Last week, Brent Ozar told us to stop worrying about index fragmentation and get on with our lives.
He makes good points, particularly about taking full advantage of the ridiculously low price of memory right now. This makes external fragmentation a thing of the past, while the server is running. SSDs make fragmentation a thing of the past, full stop, so if you’re running those, you can abandon this article now. (See you in the next paragraph!)
I want to bring up an important point that wasn’t mentioned in the article: if your SQL Server instance is turned off, deliberately or otherwise, all caches, including the buffer pool are now cold, and have to be reconstituted from somewhere — that somewhere is from disk.

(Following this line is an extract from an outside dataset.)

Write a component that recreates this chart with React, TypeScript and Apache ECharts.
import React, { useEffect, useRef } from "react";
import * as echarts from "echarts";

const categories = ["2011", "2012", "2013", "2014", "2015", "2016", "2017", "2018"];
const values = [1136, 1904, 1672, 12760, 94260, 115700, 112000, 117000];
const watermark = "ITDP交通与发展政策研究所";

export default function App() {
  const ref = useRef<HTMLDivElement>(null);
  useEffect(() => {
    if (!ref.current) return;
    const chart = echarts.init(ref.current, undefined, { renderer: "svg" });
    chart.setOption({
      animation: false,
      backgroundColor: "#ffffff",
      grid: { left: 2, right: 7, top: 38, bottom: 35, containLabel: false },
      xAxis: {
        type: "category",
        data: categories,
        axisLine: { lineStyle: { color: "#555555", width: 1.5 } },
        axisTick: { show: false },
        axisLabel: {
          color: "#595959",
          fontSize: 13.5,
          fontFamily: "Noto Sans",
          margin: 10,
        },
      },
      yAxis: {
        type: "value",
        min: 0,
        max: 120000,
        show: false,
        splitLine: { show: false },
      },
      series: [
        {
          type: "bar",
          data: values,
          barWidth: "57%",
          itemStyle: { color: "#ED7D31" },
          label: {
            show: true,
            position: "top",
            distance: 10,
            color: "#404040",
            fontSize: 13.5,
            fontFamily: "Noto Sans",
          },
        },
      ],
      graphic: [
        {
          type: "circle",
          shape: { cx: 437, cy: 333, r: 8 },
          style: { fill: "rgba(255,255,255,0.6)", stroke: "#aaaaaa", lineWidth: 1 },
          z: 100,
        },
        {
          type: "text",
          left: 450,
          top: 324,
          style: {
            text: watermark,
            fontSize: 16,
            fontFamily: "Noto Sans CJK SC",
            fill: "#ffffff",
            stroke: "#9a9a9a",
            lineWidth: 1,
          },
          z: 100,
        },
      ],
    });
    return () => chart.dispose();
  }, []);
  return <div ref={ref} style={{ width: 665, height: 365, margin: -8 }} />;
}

This is crunch time: the data needs to be read from disk as fast as possible into the buffer pool so it can be served directly from memory the next time it’s requested. This could be the most critical period of time if you have performance SLAs to meet, because as Brent mentioned, random read performance can be orders of magnitude slower than sequential reads1. Putting in place an intelligent index maintenance process helps the system perform more sequential reads, and thus improve performance. The longer the reads take, the more your SLAs are under pressure, or perhaps broken entirely.
That brings up another important point: if you’re ever negotiating performance SLAs, make sure to take cold starts into account during the discussion. The business may be okay with relaxed SLAs in the 10 minutes following a restart, for example. But maybe they aren’t okay with that: index maintenance could play a part in meeting the business requirements without investing in more expensive technologies. In any event, if you’re going to agree to something, this is definitely one aspect you want to put in writing. Moreover, the process should be tested — now, before you agree to anything, and periodically in the future — to make sure that you can keep your word, and give you a proactive look at how long you have until the SLA can no longer be met.

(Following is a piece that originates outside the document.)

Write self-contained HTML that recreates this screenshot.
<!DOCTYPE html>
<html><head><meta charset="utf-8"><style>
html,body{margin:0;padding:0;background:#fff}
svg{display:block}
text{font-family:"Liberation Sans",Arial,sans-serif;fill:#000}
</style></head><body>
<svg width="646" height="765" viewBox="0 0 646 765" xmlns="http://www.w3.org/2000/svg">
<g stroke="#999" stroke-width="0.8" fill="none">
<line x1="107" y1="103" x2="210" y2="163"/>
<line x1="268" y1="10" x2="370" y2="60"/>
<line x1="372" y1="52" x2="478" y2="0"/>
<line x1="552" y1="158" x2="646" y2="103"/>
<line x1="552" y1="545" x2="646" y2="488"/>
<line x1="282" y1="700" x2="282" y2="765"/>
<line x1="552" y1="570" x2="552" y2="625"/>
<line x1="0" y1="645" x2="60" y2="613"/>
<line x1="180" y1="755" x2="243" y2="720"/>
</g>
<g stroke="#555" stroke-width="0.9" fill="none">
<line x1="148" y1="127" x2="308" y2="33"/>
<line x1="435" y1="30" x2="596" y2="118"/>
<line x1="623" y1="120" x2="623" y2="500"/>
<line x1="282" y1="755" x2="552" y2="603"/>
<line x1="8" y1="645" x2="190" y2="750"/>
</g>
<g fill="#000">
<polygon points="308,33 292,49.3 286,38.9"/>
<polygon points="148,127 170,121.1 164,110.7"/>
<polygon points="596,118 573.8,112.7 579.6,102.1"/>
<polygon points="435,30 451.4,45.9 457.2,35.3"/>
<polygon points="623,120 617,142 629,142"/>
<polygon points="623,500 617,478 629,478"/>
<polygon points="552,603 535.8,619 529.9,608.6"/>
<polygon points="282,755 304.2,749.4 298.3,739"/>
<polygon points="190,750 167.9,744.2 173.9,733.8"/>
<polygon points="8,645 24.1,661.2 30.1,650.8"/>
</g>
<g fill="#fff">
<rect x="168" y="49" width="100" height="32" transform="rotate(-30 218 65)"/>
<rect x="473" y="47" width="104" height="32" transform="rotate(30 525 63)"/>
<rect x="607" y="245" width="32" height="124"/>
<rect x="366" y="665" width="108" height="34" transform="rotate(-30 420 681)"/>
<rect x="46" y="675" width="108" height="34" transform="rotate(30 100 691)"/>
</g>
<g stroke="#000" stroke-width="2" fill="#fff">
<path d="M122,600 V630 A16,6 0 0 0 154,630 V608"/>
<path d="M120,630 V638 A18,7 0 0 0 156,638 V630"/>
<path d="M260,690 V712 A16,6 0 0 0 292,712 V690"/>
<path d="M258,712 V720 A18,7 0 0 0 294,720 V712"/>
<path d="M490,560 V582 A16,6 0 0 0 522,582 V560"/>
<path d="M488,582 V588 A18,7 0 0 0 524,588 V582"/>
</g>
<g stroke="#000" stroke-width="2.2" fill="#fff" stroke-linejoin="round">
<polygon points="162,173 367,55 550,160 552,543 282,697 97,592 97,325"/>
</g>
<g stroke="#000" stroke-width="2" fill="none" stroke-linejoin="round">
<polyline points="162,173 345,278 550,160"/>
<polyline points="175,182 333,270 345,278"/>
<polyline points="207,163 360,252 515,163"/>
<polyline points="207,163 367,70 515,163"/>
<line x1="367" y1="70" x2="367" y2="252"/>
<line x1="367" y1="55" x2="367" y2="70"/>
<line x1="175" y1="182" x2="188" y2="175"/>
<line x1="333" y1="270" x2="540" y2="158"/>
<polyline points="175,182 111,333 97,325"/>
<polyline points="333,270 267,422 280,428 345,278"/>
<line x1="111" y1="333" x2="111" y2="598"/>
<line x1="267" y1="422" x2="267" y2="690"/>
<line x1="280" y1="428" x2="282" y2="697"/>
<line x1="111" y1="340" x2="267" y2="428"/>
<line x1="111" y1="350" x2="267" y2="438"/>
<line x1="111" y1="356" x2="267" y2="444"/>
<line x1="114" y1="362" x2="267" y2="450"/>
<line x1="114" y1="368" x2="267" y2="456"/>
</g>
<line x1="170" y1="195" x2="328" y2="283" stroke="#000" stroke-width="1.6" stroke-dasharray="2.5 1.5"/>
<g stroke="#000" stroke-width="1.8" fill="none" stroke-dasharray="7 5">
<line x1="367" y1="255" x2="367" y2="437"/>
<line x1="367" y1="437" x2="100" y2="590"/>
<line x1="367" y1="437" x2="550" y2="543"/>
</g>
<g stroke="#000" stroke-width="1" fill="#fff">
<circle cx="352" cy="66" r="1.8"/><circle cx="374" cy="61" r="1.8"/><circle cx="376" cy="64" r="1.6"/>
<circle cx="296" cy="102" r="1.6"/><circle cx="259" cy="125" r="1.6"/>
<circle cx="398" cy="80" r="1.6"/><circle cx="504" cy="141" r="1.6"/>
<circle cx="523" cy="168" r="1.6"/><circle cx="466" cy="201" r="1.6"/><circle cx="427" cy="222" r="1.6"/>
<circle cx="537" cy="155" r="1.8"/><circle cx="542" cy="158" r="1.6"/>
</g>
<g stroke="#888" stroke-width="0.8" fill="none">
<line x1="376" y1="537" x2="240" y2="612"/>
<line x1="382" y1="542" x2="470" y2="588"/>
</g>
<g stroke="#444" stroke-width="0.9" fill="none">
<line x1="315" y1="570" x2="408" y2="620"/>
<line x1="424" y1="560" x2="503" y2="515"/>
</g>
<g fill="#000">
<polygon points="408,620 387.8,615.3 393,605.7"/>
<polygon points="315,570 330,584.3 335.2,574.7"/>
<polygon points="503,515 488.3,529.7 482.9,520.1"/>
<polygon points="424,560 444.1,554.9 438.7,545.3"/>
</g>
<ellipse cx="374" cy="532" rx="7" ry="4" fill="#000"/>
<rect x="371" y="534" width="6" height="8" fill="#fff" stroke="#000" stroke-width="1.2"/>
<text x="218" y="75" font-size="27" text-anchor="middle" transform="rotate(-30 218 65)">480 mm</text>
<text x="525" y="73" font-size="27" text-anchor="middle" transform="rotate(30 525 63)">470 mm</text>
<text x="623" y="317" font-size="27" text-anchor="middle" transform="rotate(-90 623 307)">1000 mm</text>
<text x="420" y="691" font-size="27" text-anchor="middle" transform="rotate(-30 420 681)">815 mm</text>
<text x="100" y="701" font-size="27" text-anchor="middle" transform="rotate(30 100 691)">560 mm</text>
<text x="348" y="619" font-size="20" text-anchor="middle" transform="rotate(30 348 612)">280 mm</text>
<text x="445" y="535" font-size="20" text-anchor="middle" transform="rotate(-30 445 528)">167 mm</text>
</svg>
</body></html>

The last thing you want during a failover is a flurry of heated questions from a CIO standing over your shoulder, but if you have a written document you can point to that says “this is what was agreed,” and that’s how the system is performing, that’s the end of the discussion right there.
1 The transfer rate cited — under 2 MB/s random reads — is a somewhat misleading example because no one would set up shared storage with a 4 KB stripe size. At least I hope they wouldn’t… A more typical stripe size is 64 KB, which would yield a higher transfer rate than the cited number, but would still be much slower than sequential reads.